Bom, essa historinha toda é para dizer, cara leitora e caro leitor, que o que visto ou deixo de vestir não seria tão interessante a ponto de fazer você querer entrar neste blog com frequência. Sou básica e me contento com os elogios, quando eles acham que acerto evidentemente, do namorado, dos amigos e da minha mãe, que tem um talento quase cruel (rs!) para a sinceridade. Posto isso, acrescento que suspiro por pouquíssimas blogueiras de moda. Para fidelizar minhas visitas virtuais, tem que sair do óbvio do biquinho francês e da Chanel pretinha a tiracolo, e ganhar o título de “gente interessante”. Como a mineira Cris Guerra, por exemplo, que ousou a nos recordar que na moda e na vida, a diversidade continua sendo o maior barato.

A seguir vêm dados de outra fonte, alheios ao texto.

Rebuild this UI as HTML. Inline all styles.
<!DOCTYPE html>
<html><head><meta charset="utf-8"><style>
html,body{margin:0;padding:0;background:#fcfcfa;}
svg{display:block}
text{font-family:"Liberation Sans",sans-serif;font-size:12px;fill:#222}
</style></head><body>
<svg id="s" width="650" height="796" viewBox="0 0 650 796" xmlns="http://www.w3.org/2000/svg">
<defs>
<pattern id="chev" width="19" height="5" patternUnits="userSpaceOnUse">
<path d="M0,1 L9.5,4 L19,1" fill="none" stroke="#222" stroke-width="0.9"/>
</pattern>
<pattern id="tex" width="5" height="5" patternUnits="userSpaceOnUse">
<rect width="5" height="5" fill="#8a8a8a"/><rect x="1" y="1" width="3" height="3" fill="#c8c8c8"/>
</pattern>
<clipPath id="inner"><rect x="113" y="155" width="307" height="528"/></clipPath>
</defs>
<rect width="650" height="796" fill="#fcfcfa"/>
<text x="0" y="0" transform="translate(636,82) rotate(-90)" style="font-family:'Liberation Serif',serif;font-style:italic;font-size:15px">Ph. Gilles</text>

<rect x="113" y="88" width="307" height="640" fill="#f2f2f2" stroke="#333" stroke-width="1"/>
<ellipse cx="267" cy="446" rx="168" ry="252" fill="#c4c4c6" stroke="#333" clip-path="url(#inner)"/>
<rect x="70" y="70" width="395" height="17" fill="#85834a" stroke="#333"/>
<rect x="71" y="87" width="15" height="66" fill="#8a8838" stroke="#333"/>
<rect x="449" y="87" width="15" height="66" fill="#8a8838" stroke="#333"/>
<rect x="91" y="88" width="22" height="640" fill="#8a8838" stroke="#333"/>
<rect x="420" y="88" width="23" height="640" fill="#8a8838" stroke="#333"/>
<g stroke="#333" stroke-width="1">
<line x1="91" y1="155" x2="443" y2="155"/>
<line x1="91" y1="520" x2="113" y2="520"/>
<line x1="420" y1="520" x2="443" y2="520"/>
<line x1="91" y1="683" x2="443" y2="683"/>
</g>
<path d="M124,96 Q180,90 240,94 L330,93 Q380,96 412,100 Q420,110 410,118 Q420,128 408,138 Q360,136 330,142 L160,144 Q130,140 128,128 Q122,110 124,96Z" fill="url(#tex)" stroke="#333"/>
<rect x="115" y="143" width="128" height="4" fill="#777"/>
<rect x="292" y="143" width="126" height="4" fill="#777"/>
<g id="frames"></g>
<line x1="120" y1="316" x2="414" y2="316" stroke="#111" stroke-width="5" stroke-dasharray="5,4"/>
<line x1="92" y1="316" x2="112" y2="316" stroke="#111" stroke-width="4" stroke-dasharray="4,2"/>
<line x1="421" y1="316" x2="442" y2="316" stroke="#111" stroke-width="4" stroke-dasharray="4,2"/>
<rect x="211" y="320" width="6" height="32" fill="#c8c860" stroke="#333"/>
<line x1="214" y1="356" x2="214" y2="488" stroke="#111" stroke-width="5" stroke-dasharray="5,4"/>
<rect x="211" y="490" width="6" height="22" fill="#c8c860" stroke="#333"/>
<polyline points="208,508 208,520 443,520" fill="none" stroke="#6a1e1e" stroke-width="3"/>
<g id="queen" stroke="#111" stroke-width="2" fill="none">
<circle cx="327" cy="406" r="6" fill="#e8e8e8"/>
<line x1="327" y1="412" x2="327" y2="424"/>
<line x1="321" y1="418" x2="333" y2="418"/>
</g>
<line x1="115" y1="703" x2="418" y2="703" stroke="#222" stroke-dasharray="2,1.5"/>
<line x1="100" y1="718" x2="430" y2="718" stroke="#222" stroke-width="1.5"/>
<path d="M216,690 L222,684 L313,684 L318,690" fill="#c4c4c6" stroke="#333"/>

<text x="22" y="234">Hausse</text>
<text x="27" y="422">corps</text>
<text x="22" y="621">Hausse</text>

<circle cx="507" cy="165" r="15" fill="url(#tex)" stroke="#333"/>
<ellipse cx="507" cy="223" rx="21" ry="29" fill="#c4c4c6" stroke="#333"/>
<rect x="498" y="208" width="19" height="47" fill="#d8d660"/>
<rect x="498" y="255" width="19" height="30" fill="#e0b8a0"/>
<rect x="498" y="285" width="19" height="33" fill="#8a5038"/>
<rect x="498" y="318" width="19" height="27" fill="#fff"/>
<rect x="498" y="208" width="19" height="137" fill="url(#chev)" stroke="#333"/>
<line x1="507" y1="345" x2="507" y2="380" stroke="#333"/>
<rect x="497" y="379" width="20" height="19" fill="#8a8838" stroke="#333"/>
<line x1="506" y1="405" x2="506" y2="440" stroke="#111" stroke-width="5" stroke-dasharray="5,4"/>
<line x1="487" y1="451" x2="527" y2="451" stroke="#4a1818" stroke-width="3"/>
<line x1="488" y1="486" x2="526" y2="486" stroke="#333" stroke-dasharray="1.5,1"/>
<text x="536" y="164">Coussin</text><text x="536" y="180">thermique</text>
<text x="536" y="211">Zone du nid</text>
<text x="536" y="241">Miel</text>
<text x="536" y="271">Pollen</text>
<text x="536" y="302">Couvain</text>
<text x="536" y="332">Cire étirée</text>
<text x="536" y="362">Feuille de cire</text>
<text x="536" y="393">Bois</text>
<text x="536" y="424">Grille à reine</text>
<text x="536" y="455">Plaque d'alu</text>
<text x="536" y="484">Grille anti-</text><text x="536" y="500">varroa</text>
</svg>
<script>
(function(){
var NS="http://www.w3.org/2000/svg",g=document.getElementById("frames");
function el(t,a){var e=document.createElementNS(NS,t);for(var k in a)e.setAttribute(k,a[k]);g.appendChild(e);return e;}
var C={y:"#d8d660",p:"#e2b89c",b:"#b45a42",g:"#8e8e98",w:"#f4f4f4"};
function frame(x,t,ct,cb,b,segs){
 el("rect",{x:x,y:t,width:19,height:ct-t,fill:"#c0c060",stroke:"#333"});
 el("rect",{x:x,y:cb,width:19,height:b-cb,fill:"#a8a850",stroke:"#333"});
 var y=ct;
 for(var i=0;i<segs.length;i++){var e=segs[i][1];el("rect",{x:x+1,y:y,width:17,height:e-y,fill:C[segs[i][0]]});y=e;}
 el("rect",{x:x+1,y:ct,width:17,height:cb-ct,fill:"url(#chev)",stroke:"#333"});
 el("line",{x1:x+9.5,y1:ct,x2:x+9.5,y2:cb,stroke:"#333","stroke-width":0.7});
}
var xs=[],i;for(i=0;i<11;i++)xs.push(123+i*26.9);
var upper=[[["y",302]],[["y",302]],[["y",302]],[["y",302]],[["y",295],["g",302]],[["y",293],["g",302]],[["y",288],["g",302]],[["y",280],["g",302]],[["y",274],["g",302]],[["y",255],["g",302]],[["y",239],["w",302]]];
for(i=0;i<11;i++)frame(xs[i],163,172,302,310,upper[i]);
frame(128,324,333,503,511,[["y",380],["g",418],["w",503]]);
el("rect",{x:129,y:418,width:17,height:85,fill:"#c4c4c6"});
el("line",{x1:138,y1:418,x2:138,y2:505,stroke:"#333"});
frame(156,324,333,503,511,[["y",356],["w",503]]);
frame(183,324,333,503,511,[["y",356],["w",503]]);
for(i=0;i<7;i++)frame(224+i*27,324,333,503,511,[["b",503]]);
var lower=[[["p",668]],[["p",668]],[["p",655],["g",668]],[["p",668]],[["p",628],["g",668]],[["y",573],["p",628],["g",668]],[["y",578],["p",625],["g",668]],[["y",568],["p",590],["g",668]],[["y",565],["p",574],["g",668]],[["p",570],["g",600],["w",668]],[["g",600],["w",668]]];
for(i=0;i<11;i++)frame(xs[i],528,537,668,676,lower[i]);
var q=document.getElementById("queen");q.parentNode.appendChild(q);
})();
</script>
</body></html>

E é aí que, num dos meus ataques de entusiasmo, pensei que pudesse ser bacana compartilhar alguns dos meus olhares diante de coisas que me inquietam, comovem e, de certa forma, me fazem sair do lugar comum (este clichê foi necessário... rs!). De antemão, aviso que não sou escritora, muito menos dona da verdade; posso vir a escorregar no nosso lindo, mas complexo idioma; algo que eu disser poderá não fazer o menor sentido para um ou para muitos; poderei cometer excessos ou não ser clara; soar arrogante ou simplista. Enfim, é a vida com a unanimidade absoluta que, felizmente, não existe.

Por fim, e o mais importante, seja muito bem-vinda(o).